A noter que le président de la formation consultative (Président de session) est élu chaque année pour un mandat d’un an non renouvelable à la majorité des voix. L’abstention n’est pas admise. Cette formation se réunit une fois par trimestre aux mois de février, mai, août et novembre.

Pour délibérer valablement, chacune des formations du Conseil, à l’exception de l’Assemblée générale, doit comprendre, outre le président de séance, au moins six (6) membres et siéger en composition impaire. Ces formations délibèrent à la majorité des voix et elles sont tenues au secret professionnel.

Lorsque le quorum n’est pas atteint, le Président de la formation peut inviter un autre membre à le remplacer. Les propositions et avis de chacune des formations du CSM sont formulés à la majorité des voix. L’abstention n’est pas admise.

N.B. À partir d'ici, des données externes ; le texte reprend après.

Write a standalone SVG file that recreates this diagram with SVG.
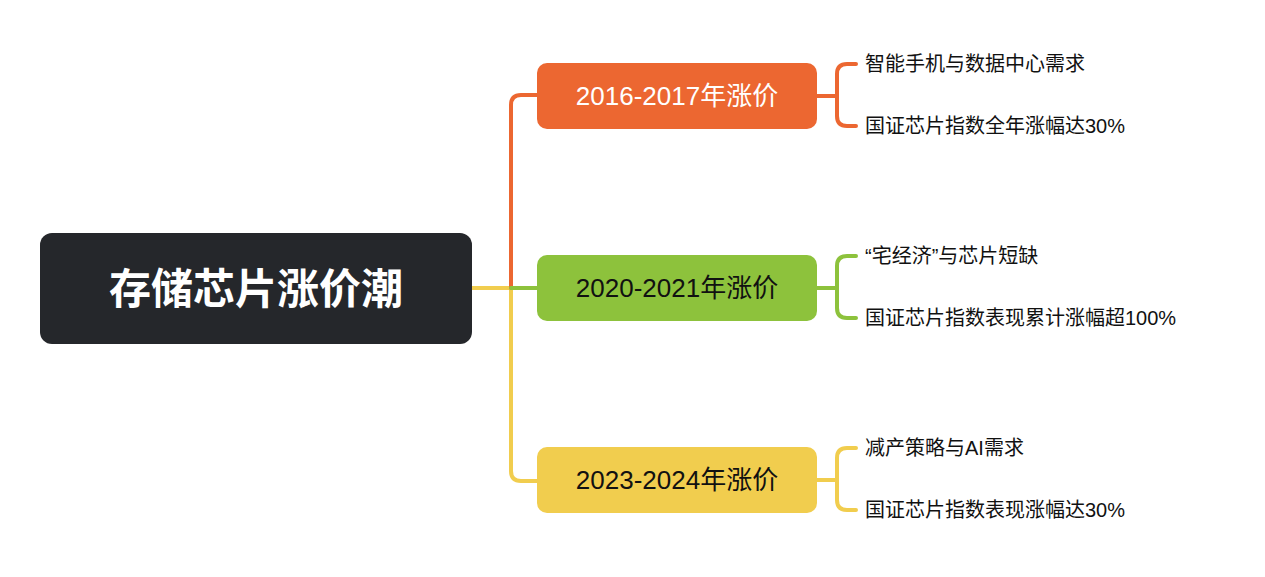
<svg xmlns="http://www.w3.org/2000/svg" width="1265" height="577" viewBox="0 0 1265 577">
<style>
.c{fill:none;stroke-width:4;stroke-linecap:round;stroke-linejoin:round}
.o{stroke:#ec6731}.g{stroke:#8dc23c}.y{stroke:#f1cd4e}
.t{font-family:"Liberation Sans","Noto Sans CJK SC",sans-serif}
.b{font-size:26px;text-anchor:middle;dominant-baseline:central}
.l{font-size:20px;fill:#111;dominant-baseline:central}
</style>
<rect width="1265" height="577" fill="#fff"/>
<g id="connectors">
<path class="c y" d="M472 288H511V471Q511 481 521 481H537"/>
<path class="c o" d="M511 288V105Q511 95 521 95H537"/>
<path class="c g" d="M511 288H537"/>
<path class="c o" d="M817 96H837M856 64H847Q837 64 837 74V116Q837 126 847 126H856"/>
<path class="c g" d="M817 288H837M856 256H847Q837 256 837 266V308Q837 318 847 318H856"/>
<path class="c y" d="M817 480H837M856 448H847Q837 448 837 458V500Q837 510 847 510H856"/>
</g>
<g id="root"><rect x="40" y="233" width="432" height="111" rx="12" fill="#25272b"/>
<text class="t" x="256" y="289" font-size="42" font-weight="bold" fill="#fff" text-anchor="middle" dominant-baseline="central">存储芯片涨价潮</text></g>
<g id="n1"><rect x="537" y="63" width="280" height="66" rx="10" fill="#ec6731"/><text class="t b" x="677" y="96" fill="#fff">2016-2017年涨价</text></g>
<g id="n2"><rect x="537" y="255" width="280" height="66" rx="10" fill="#8dc23c"/><text class="t b" x="677" y="288" fill="#111">2020-2021年涨价</text></g>
<g id="n3"><rect x="537" y="447" width="280" height="66" rx="10" fill="#f1cd4e"/><text class="t b" x="677" y="480" fill="#111">2023-2024年涨价</text></g>
<g id="l1"><text class="t l" x="865" y="64">智能手机与数据中心需求</text></g>
<g id="l2"><text class="t l" x="865" y="126">国证芯片指数全年涨幅达30%</text></g>
<g id="l3"><text class="t l" x="865" y="256">“宅经济”与芯片短缺</text></g>
<g id="l4"><text class="t l" x="865" y="318">国证芯片指数表现累计涨幅超100%</text></g>
<g id="l5"><text class="t l" x="865" y="448">减产策略与AI需求</text></g>
<g id="l6"><text class="t l" x="865" y="510">国证芯片指数表现涨幅达30%</text></g>
</svg>
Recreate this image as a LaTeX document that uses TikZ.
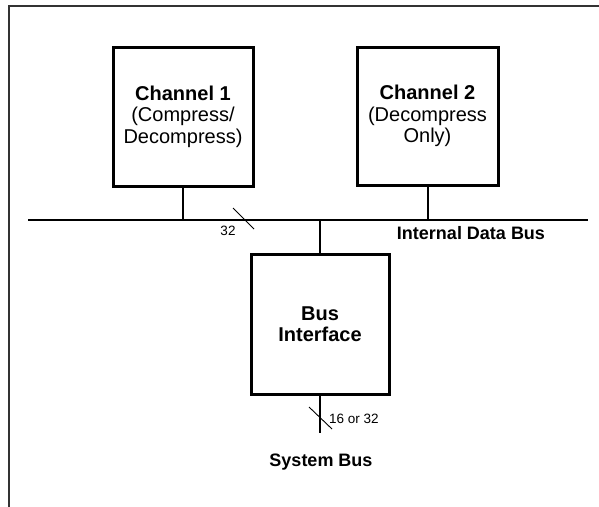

Il convient par ailleurs de mentionner l’existence au sein du CSM, d’un Service dit Secrétariat exécutif. Par Décret D/2021/0059/PRG/CNRD/SGG en date du 02 novembre 2021, ledit Secrétariat a été rattaché à la Présidence de la République.


Ce service est chargé de l’organisation des travaux des différentes formations susvisées du CSM, de la tenue des dossiers des magistrats et des archives en général. Il assure également l’exécution des décisions du Conseil. Ce Secrétariat est dirigé par un Secrétaire exécutif nommé par Décret parmi les membres du Conseil du grade le plus élevé, sur proposition du Ministre de la justice et du Premier Président de la Cour suprême. Le Secrétaire exécutif est présent à la session de toutes les formations du CSM. Toutefois, il n’a pas voix délibérative. Il assure la liaison du Conseil avec le Président de la République.

En conclusion, on peut retenir que le CSM est une institution qui assure une mission essentielle dans la garantie de l’indépendance du pouvoir judiciaire. Il en va de même en ce qui concerne le respect par les magistrats de la déontologie et de l’éthique de leur profession. Toutefois, contrairement à l’opinion de la plupart des citoyens, le CSM n’est pas en charge de la gestion du corps judiciaire. Cette fonction est dévolue au ministère de la justice. L’objectif du CSM est de satisfaire aux exigences du bon fonctionnement de l’institution judiciaire, c’est-à-dire répondre aux attentes des justiciables tout en prenant en compte les aspirations légitimes des magistrats en termes d’indépendance et de carrière.